Exercise brief:
Repeat the lines below exactly as they appear, but leave out the images.

Dataset content:
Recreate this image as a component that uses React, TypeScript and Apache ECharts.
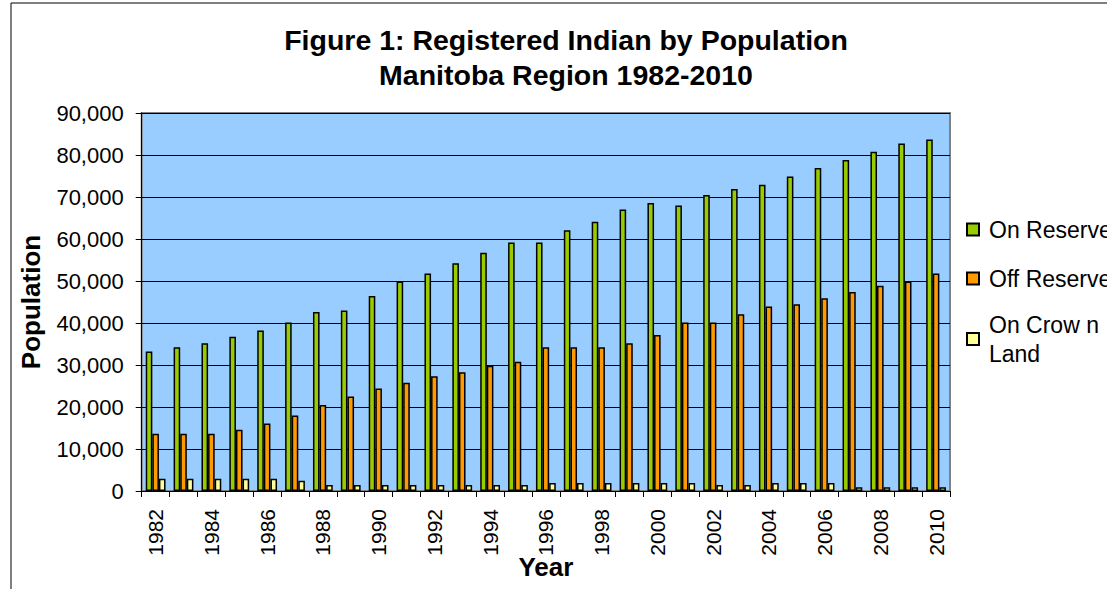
import React, { useEffect, useRef } from "react";
import * as echarts from "echarts";

const years = [
  "1982", "1983", "1984", "1985", "1986", "1987", "1988", "1989", "1990", "1991",
  "1992", "1993", "1994", "1995", "1996", "1997", "1998", "1999", "2000", "2001",
  "2002", "2003", "2004", "2005", "2006", "2007", "2008", "2009", "2010",
];
const onReserve = [
  33200, 34250, 35200, 36700, 38200, 40100, 42600, 43000, 46450, 49900,
  51800, 54250, 56700, 59150, 59150, 62100, 64100, 67000, 68550, 67980,
  70500, 71900, 72900, 74900, 76900, 78800, 80800, 82750, 83700,
];
const offReserve = [
  13650, 13650, 13650, 14600, 16100, 18000, 20500, 22500, 24400, 25800,
  27300, 28300, 29800, 30750, 34250, 34250, 34250, 35200, 37150, 40100,
  40100, 42100, 43900, 44480, 45900, 47400, 48850, 49870, 51780,
];
const onCrownLand = [
  2900, 2900, 2900, 2900, 2900, 2450, 1430, 1430, 1430, 1430,
  1430, 1430, 1430, 1430, 1900, 1900, 1900, 1900, 1900, 1900,
  1430, 1430, 1900, 1900, 1900, 880, 880, 880, 880,
];
const seriesNames = ["On Reserve", "Off Reserve", "On Crow n\nLand"];
const seriesColors = ["#99CC00", "#FF9900", "#FFFF99"];
const titleLines = ["Figure 1: Registered Indian by Population", "Manitoba Region 1982-2010"];

const FONT = 'Arial, "Liberation Sans", sans-serif';

export default function App() {
  const ref = useRef<HTMLDivElement>(null);
  useEffect(() => {
    if (!ref.current) return;
    const chart = echarts.init(ref.current, undefined, { renderer: "svg" });
    const values = [onReserve, offReserve, onCrownLand];
    chart.setOption({
      animation: false,
      backgroundColor: "#ffffff",
      textStyle: { fontFamily: FONT, color: "#000" },
      title: {
        text: titleLines.join("\n"),
        left: 566,
        top: 22,
        padding: 0,
        textAlign: "center",
        textStyle: { fontFamily: FONT, fontSize: 28.5, fontWeight: "bold", lineHeight: 35, color: "#000" },
      },
      legend: {
        orient: "vertical",
        left: 966,
        top: 215,
        padding: 0,
        itemWidth: 12,
        itemHeight: 12,
        itemGap: 20,
        icon: "rect",
        textStyle: { fontFamily: FONT, fontSize: 23, lineHeight: 29, color: "#000", padding: [0, 0, 0, 5] },
        data: seriesNames.map((n, i) =>
          i === 2 ? { name: n, textStyle: { padding: [0, 0, -29, 5] } } : { name: n }
        ),
      },
      graphic: [
        {
          type: "rect",
          shape: { x: 11, y: 3, width: 1300, height: 800 },
          style: { fill: "none", stroke: "#000", lineWidth: 1 },
          silent: true,
        },
      ],
      grid: {
        left: 141.7,
        top: 113,
        width: 808.3,
        height: 378,
        outerBoundsMode: "none",
        containLabel: false,
        show: true,
        backgroundColor: "#99CCFF",
        borderColor: "#808080",
        borderWidth: 2,
      },
      xAxis: {
        type: "category",
        data: years,
        name: "Year",
        nameLocation: "middle",
        nameGap: 63,
        nameMoveOverlap: false,
        nameTextStyle: { fontFamily: FONT, fontSize: 26, fontWeight: "bold", color: "#000" },
        axisLine: { show: true, lineStyle: { color: "#000", width: 1 } },
        axisTick: { show: true, interval: 0, length: 6, lineStyle: { color: "#000" } },
        axisLabel: {
          interval: 1,
          rotate: 90,
          margin: 18,
          fontFamily: FONT,
          fontSize: 21,
          color: "#000",
        },
      },
      yAxis: {
        type: "value",
        min: 0,
        max: 90000,
        interval: 10000,
        name: "Population",
        nameLocation: "middle",
        nameGap: 98,
        nameMoveOverlap: false,
        nameTextStyle: { fontFamily: FONT, fontSize: 26, fontWeight: "bold", color: "#000" },
        axisLine: { show: true, lineStyle: { color: "#000", width: 1 } },
        axisTick: { show: true, length: 6, lineStyle: { color: "#000" } },
        axisLabel: {
          margin: 18,
          fontFamily: FONT,
          fontSize: 22,
          color: "#000",
          formatter: (v: number) => v.toLocaleString("en-US"),
        },
        splitLine: { show: true, lineStyle: { color: "#000", width: 1 } },
      },
      series: seriesNames.map((n, i) => ({
        name: n,
        type: "bar",
        data: values[i],
        barWidth: 6.6,
        barGap: "0%",
        itemStyle: { color: seriesColors[i], borderColor: "#000", borderWidth: 1.5 },
      })),
    });
    return () => chart.dispose();
  }, []);
  return (
    <div
      ref={ref}
      style={{ position: "fixed", left: 0, top: 0, width: 1107, height: 589 }}
    />
  );
}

Reply:
Recreate this image as a component that uses React, TypeScript and Apache ECharts.
import React, { useEffect, useRef } from "react";
import * as echarts from "echarts";

const years = [
  "1982", "1983", "1984", "1985", "1986", "1987", "1988", "1989", "1990", "1991",
  "1992", "1993", "1994", "1995", "1996", "1997", "1998", "1999", "2000", "2001",
  "2002", "2003", "2004", "2005", "2006", "2007", "2008", "2009", "2010",
];
const onReserve = [
  33200, 34250, 35200, 36700, 38200, 40100, 42600, 43000, 46450, 49900,
  51800, 54250, 56700, 59150, 59150, 62100, 64100, 67000, 68550, 67980,
  70500, 71900, 72900, 74900, 76900, 78800, 80800, 82750, 83700,
];
const offReserve = [
  13650, 13650, 13650, 14600, 16100, 18000, 20500, 22500, 24400, 25800,
  27300, 28300, 29800, 30750, 34250, 34250, 34250, 35200, 37150, 40100,
  40100, 42100, 43900, 44480, 45900, 47400, 48850, 49870, 51780,
];
const onCrownLand = [
  2900, 2900, 2900, 2900, 2900, 2450, 1430, 1430, 1430, 1430,
  1430, 1430, 1430, 1430, 1900, 1900, 1900, 1900, 1900, 1900,
  1430, 1430, 1900, 1900, 1900, 880, 880, 880, 880,
];
const seriesNames = ["On Reserve", "Off Reserve", "On Crow n\nLand"];
const seriesColors = ["#99CC00", "#FF9900", "#FFFF99"];
const titleLines = ["Figure 1: Registered Indian by Population", "Manitoba Region 1982-2010"];

const FONT = 'Arial, "Liberation Sans", sans-serif';

export default function App() {
  const ref = useRef<HTMLDivElement>(null);
  useEffect(() => {
    if (!ref.current) return;
    const chart = echarts.init(ref.current, undefined, { renderer: "svg" });
    const values = [onReserve, offReserve, onCrownLand];
    chart.setOption({
      animation: false,
      backgroundColor: "#ffffff",
      textStyle: { fontFamily: FONT, color: "#000" },
      title: {
        text: titleLines.join("\n"),
        left: 566,
        top: 22,
        padding: 0,
        textAlign: "center",
        textStyle: { fontFamily: FONT, fontSize: 28.5, fontWeight: "bold", lineHeight: 35, color: "#000" },
      },
      legend: {
        orient: "vertical",
        left: 966,
        top: 215,
        padding: 0,
        itemWidth: 12,
        itemHeight: 12,
        itemGap: 20,
        icon: "rect",
        textStyle: { fontFamily: FONT, fontSize: 23, lineHeight: 29, color: "#000", padding: [0, 0, 0, 5] },
        data: seriesNames.map((n, i) =>
          i === 2 ? { name: n, textStyle: { padding: [0, 0, -29, 5] } } : { name: n }
        ),
      },
      graphic: [
        {
          type: "rect",
          shape: { x: 11, y: 3, width: 1300, height: 800 },
          style: { fill: "none", stroke: "#000", lineWidth: 1 },
          silent: true,
        },
      ],
      grid: {
        left: 141.7,
        top: 113,
        width: 808.3,
        height: 378,
        outerBoundsMode: "none",
        containLabel: false,
        show: true,
        backgroundColor: "#99CCFF",
        borderColor: "#808080",
        borderWidth: 2,
      },
      xAxis: {
        type: "category",
        data: years,
        name: "Year",
        nameLocation: "middle",
        nameGap: 63,
        nameMoveOverlap: false,
        nameTextStyle: { fontFamily: FONT, fontSize: 26, fontWeight: "bold", color: "#000" },
        axisLine: { show: true, lineStyle: { color: "#000", width: 1 } },
        axisTick: { show: true, interval: 0, length: 6, lineStyle: { color: "#000" } },
        axisLabel: {
          interval: 1,
          rotate: 90,
          margin: 18,
          fontFamily: FONT,
          fontSize: 21,
          color: "#000",
        },
      },
      yAxis: {
        type: "value",
        min: 0,
        max: 90000,
        interval: 10000,
        name: "Population",
        nameLocation: "middle",
        nameGap: 98,
        nameMoveOverlap: false,
        nameTextStyle: { fontFamily: FONT, fontSize: 26, fontWeight: "bold", color: "#000" },
        axisLine: { show: true, lineStyle: { color: "#000", width: 1 } },
        axisTick: { show: true, length: 6, lineStyle: { color: "#000" } },
        axisLabel: {
          margin: 18,
          fontFamily: FONT,
          fontSize: 22,
          color: "#000",
          formatter: (v: number) => v.toLocaleString("en-US"),
        },
        splitLine: { show: true, lineStyle: { color: "#000", width: 1 } },
      },
      series: seriesNames.map((n, i) => ({
        name: n,
        type: "bar",
        data: values[i],
        barWidth: 6.6,
        barGap: "0%",
        itemStyle: { color: seriesColors[i], borderColor: "#000", borderWidth: 1.5 },
      })),
    });
    return () => chart.dispose();
  }, []);
  return (
    <div
      ref={ref}
      style={{ position: "fixed", left: 0, top: 0, width: 1107, height: 589 }}
    />
  );
}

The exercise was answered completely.